Look through the data below. Collect every line where the word "that" occurs.
START Supplied material
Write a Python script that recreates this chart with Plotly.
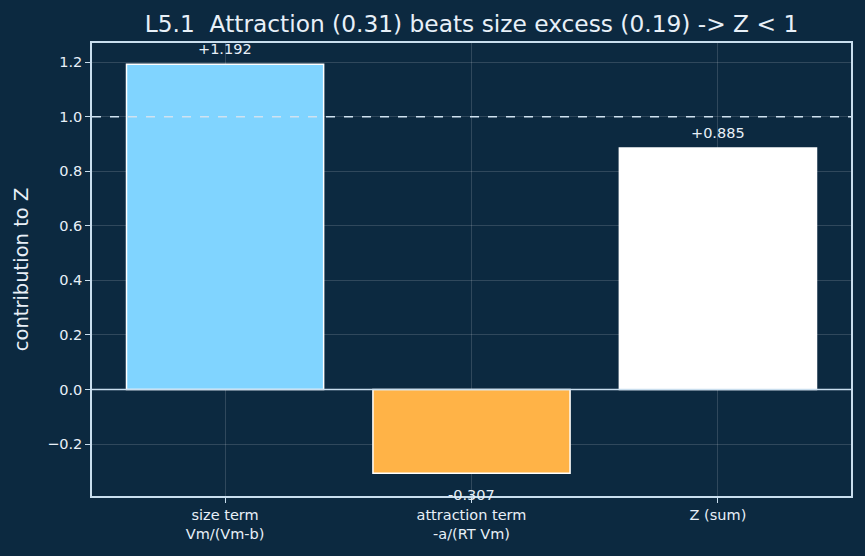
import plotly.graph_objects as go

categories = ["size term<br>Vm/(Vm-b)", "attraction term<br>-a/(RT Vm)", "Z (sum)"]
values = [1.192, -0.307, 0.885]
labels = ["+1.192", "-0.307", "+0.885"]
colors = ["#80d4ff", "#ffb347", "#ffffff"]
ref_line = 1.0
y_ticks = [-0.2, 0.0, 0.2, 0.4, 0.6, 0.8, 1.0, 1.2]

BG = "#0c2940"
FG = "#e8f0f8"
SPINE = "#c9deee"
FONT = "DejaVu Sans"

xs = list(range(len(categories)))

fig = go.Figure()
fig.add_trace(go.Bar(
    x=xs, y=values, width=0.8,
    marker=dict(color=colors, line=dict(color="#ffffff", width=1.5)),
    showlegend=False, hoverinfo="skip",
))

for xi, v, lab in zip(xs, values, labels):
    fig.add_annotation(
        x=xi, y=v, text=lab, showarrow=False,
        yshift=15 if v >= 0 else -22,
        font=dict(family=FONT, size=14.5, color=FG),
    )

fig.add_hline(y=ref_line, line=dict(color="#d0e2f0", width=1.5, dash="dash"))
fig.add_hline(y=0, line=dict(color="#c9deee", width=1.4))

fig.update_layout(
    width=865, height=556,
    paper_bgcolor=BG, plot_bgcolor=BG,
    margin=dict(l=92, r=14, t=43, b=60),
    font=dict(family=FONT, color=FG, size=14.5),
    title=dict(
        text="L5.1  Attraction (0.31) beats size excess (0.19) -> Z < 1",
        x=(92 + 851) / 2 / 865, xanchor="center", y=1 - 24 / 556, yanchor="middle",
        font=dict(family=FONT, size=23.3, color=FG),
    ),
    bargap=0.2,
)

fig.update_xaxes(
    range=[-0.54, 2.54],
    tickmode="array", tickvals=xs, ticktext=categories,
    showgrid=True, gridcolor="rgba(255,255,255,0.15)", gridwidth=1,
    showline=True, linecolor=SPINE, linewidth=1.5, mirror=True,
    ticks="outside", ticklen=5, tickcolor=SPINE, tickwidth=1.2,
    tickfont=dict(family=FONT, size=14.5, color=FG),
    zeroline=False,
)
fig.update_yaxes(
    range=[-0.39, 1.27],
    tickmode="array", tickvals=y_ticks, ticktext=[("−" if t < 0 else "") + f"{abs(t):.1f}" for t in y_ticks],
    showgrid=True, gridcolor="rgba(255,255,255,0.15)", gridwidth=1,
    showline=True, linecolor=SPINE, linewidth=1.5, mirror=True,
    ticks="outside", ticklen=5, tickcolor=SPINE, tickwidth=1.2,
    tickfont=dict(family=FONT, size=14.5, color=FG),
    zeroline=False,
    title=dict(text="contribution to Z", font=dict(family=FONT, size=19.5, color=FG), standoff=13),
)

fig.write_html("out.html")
END Supplied material
START Supplied material
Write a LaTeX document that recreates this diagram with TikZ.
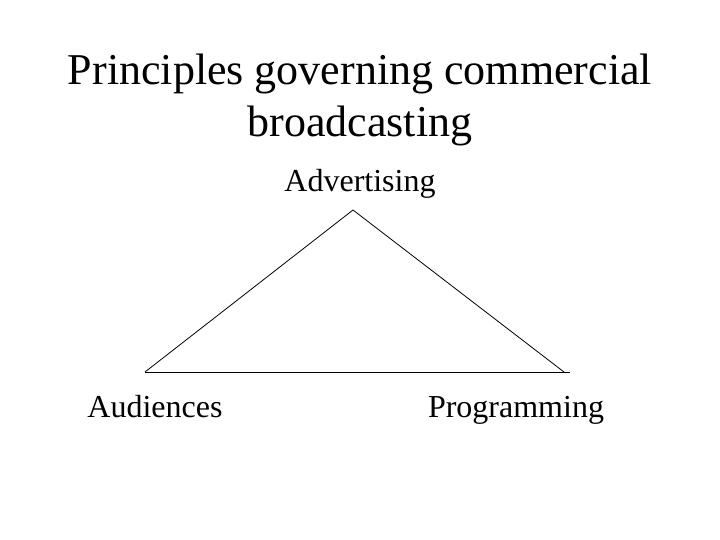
END Supplied material
START Supplied material
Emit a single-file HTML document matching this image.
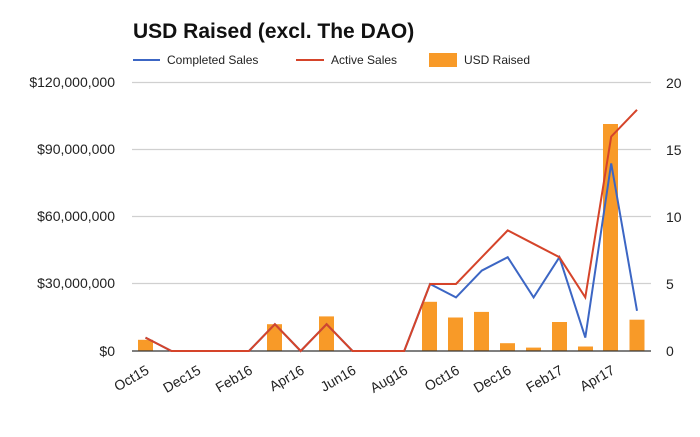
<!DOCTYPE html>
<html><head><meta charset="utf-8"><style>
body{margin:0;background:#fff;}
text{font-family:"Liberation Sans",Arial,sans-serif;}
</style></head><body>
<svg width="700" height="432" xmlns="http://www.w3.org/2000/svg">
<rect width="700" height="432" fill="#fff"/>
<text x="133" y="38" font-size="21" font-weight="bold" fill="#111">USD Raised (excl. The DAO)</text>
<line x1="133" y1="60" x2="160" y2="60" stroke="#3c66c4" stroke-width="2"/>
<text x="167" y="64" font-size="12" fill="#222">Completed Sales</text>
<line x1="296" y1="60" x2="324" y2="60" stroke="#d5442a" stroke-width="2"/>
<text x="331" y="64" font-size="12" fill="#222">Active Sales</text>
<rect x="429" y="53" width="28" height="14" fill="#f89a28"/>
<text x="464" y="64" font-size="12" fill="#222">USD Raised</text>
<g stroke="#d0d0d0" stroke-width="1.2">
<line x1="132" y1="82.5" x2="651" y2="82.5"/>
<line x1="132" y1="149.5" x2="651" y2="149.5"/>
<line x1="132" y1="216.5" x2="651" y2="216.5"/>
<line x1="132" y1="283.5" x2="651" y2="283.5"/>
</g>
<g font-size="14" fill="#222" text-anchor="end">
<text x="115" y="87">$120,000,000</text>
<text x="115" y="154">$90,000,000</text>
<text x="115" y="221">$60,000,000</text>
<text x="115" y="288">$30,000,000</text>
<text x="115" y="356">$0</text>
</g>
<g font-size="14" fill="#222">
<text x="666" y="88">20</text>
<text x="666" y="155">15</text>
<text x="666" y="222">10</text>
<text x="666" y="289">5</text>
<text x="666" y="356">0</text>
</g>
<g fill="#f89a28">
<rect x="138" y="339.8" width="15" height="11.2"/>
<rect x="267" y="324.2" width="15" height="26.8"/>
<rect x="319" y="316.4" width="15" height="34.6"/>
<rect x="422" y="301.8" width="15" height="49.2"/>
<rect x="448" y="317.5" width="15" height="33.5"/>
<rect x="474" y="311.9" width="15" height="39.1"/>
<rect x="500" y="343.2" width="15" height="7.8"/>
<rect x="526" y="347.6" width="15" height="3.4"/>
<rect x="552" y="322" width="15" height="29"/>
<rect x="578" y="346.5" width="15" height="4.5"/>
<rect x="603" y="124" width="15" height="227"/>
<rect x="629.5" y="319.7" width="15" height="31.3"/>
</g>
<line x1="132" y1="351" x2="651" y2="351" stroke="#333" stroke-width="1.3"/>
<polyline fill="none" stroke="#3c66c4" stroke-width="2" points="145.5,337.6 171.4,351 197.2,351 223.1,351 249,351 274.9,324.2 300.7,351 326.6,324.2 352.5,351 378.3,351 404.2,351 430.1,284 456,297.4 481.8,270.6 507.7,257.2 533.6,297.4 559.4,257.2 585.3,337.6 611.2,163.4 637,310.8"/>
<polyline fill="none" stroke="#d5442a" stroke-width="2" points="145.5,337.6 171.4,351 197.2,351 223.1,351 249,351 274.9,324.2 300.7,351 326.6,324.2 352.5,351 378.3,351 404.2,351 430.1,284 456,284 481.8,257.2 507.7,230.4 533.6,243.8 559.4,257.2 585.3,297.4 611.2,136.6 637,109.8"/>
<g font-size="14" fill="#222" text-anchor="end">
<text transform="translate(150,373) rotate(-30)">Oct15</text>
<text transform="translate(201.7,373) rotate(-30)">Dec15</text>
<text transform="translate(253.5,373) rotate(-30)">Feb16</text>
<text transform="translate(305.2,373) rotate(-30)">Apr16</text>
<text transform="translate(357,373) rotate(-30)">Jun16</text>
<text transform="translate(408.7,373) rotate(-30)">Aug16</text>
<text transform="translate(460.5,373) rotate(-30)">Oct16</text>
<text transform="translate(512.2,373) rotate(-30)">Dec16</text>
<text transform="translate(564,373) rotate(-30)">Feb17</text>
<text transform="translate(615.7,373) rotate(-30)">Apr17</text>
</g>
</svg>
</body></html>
END Supplied material
### Exercise solution:
Write a Python script that recreates this chart with Plotly.
Write a LaTeX document that recreates this diagram with TikZ.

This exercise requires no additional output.